The protocol stores **only hashes** — no data, no metadata, and no file location on-chain. Each data type defines its own metadata schema off-chain; the protocol never parses formats.

## What the protocol anchors

A few fields on the (scope-aware) data registry:

| Field                      | What it commits to                                                                                       |
| -------------------------- | -------------------------------------------------------------------------------------------------------- |
| `dataCommitment`           | A commitment to the **exact data the buyer receives**, recomputable by the buyer over the bytes they get |
| `metadataHash`             | Hash of the off-chain metadata, including the provenance attestation                                     |
| `metadataURI` *(optional)* | Where to fetch that metadata                                                                             |

Metadata can live in a third party-provided service, in personal servers, or any other off-chain store. Only authorized buyers fetch it and verify it against the on-chain hash.

## Pluggable proofs

The protocol is **not opinionated about the proof**. The on-chain anchor is the same regardless of how provenance is actually established, so the proof system can evolve **with no contract change**:

* **Today:** an **attestation signed by a Vana verification service** — "this data came from service X."
* **Later:** a **decentralized attester network**, or **zkTLS**-style proofs, or any other scheme a data type wants.

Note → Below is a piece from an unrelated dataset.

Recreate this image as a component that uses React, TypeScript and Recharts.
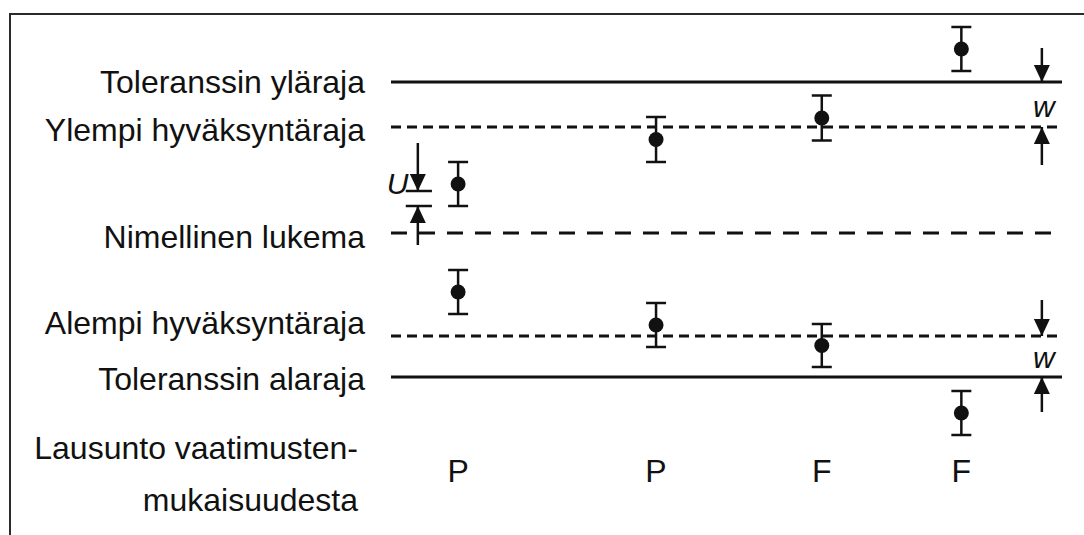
import React from "react";
import { ComposedChart, ErrorBar, Line, ReferenceLine, Scatter, XAxis, YAxis } from "recharts";

// reading levels (nominal reading = 0)
const levelNames = [
  "Toleranssin yläraja",
  "Ylempi hyväksyntäraja",
  "Nimellinen lukema",
  "Alempi hyväksyntäraja",
  "Toleranssin alaraja",
];
const levelValues = [15.1, 10.6, 0, -10.3, -14.4];

// measurement results with expanded uncertainty U
const resultX = [10, 10, 39.5, 39.5, 64.2, 64.2, 85, 85];
const resultY = [4.9, -5.9, 9.35, -9.2, 11.5, -11.25, 18.4, -18];
const resultU = [2.2, 2.2, 2.25, 2.2, 2.25, 2.15, 2.2, 2.2];

// conformity statement per column
const verdictX = [10, 39.5, 64.2, 85];
const verdictText = ["P", "P", "F", "F"];
const verdictCaption = ["Lausunto vaatimusten-", "mukaisuudesta"];
const verdictLevel = -24.2;
const verdictRow = -23.8;

// dimension arrows (tail -> tip)
const arrowX = [4, 4, 97, 97, 97, 97];
const arrowFrom = [9, -1.2, 18.5, 6.8, -6.7, -17.9];
const arrowTo = [4.2, 2.7, 15.1, 10.6, -10.3, -14.4];

// U interval marks
const uMarks = [4.2, 2.7];
const uMarkX = [2.2, 6.1];

const noteX = [1, 97.3, 97.3];
const noteY = [4.9, 12.6, -12.5];
const noteText = ["U", "w", "w"];

const INK = "#111";
const FONT = "'Liberation Sans', Arial, sans-serif";
const FS = 32;

const results = resultX.map((x, i) => ({ x, y: resultY[i], err: resultU[i] }));
const verdicts = verdictX.map((x, i) => ({ x, y: verdictRow, text: verdictText[i] }));
const notes = noteX.map((x, i) => ({ x, y: noteY[i], text: noteText[i] }));
const arrows = arrowX.map((x, i) => [
  { x, y: arrowFrom[i] },
  { x, y: arrowTo[i] },
]);

const dashFor = ["", "10 6", "16 12", "10 6", ""];
const labelShift = [0, 3, 4, -13, 2];

function LevelTick(props: any) {
  const { x, y, payload } = props;
  const i = levelValues.indexOf(payload.value);
  if (i >= 0) {
    return (
      <text x={x} y={y + 11 + labelShift[i]} textAnchor="end" fontSize={FS} fontFamily={FONT} fill={INK}>
        {levelNames[i]}
      </text>
    );
  }
  return (
    <text x={x - 7} y={y} textAnchor="end" fontSize={FS} fontFamily={FONT} fill={INK}>
      <tspan x={x - 7} dy={-16}>{verdictCaption[0]}</tspan>
      <tspan x={x - 7} dy={52}>{verdictCaption[1]}</tspan>
    </text>
  );
}

function arrowHead(dir: number) {
  return (props: any) => {
    const { cx, cy, index } = props;
    if (index !== 1) return <g key={`h${index}`} />;
    const by = cy - dir * 17;
    return <polygon key={`h${index}`} points={`${cx - 8},${by} ${cx + 8},${by} ${cx},${cy}`} fill={INK} />;
  };
}

export default function App() {
  return (
    <div style={{ position: "absolute", left: 0, top: 0, width: 1084, height: 535, background: "#fff", overflow: "hidden" }}>
      <div
        style={{
          position: "absolute",
          left: 9,
          top: 13,
          width: 1200,
          height: 700,
          borderLeft: "2px solid #2a2a2a",
          borderTop: "2px solid #2a2a2a",
        }}
      />
      <ComposedChart width={1084} height={535} margin={{ top: 13, right: 22, bottom: 2, left: 0 }}>
        <XAxis type="number" dataKey="x" domain={[0, 100]} hide />
        <YAxis
          type="number"
          domain={[-30, 22]}
          ticks={[...levelValues, verdictLevel]}
          interval={0}
          tick={<LevelTick />}
          width={391}
          axisLine={false}
          tickLine={false}
          tickSize={0}
          tickMargin={26}
        />
        {levelValues.map((v, i) => (
          <ReferenceLine key={levelNames[i]} y={v} stroke={INK} strokeWidth={3} strokeDasharray={dashFor[i]} />
        ))}
        {uMarks.map((v) => (
          <ReferenceLine
            key={`u${v}`}
            segment={[
              { x: uMarkX[0], y: v },
              { x: uMarkX[1], y: v },
            ]}
            stroke={INK}
            strokeWidth={2.5}
          />
        ))}
        {arrows.map((a, i) => (
          <Line
            key={`a${i}`}
            data={a}
            dataKey="y"
            stroke={INK}
            strokeWidth={2.5}
            dot={arrowHead(a[0].y > a[1].y ? 1 : -1)}
            activeDot={false}
            isAnimationActive={false}
          />
        ))}
        <Scatter
          data={results}
          dataKey="y"
          isAnimationActive={false}
          shape={(p: any) => <circle cx={p.cx} cy={p.cy} r={7.5} fill={INK} />}
        >
          <ErrorBar dataKey="err" direction="y" width={10} stroke={INK} strokeWidth={2.5} />
        </Scatter>
        <Scatter
          data={verdicts}
          dataKey="y"
          isAnimationActive={false}
          shape={(p: any) => (
            <text x={p.cx} y={p.cy + 11} textAnchor="middle" fontSize={FS} fontFamily={FONT} fill={INK}>
              {p.payload.text}
            </text>
          )}
        />
        <Scatter
          data={notes}
          dataKey="y"
          isAnimationActive={false}
          shape={(p: any) => (
            <text x={p.cx} y={p.cy + 10} textAnchor="middle" fontSize={30} fontStyle="italic" fontFamily={FONT} fill={INK}>
              {p.payload.text}
            </text>
          )}
        />
      </ComposedChart>
    </div>
  );
}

Attestors are deliberately not fixed. Depending on its requirements, a data type can rely on a **centralized provider**, a **decentralized attester network**, or a **trusted execution environment** writing the attestation — and different data types can make different choices at the same time. This is also the answer to attester trust: a single signed attestation means trusting that signer, so where that assumption is too strong, a data type can choose a decentralized or TEE-based attestor instead. Because the protocol only stores a hash of whatever proof exists, these implementations coexist behind the same fields, and can evolve, with no contract change.

## Binding to the data

A provenance proof is only meaningful if it is about **the exact data the buyer receives**. Otherwise a buyer could verify a real, valid attestation that is not actually about the bytes they were handed (proof substitution).

That is what `dataCommitment` is for, and why it is distinct from `metadataHash`:

* `dataCommitment` binds the **data**; `metadataHash` binds the **proof/metadata**.
* A future attestation must sign over or reference `dataCommitment`, so "service X produced this" is provably about *this* committed data, not a free-floating claim.
* The binding handle has to exist in the fields from day one — otherwise the "harden to zkTLS with no contract change" property is lost.

## What this gives you

A standardized, cheap, private slot to commit to a data point's provenance, and an upgrade path from a signed attestation to stronger proofs (zkTLS, decentralized attesters) without touching the contract. The on-chain anchor commits to the data; the strength of the origin guarantee comes from the off-chain attestation, which buyers fetch and verify against the anchor. Freshness and revocation can be layered on as a data type requires.

<Info>**Status.** The fields are being added to the new data registry so verifiability has a standardized place to live; the attestation layer (and zkTLS hardening) follows.</Info>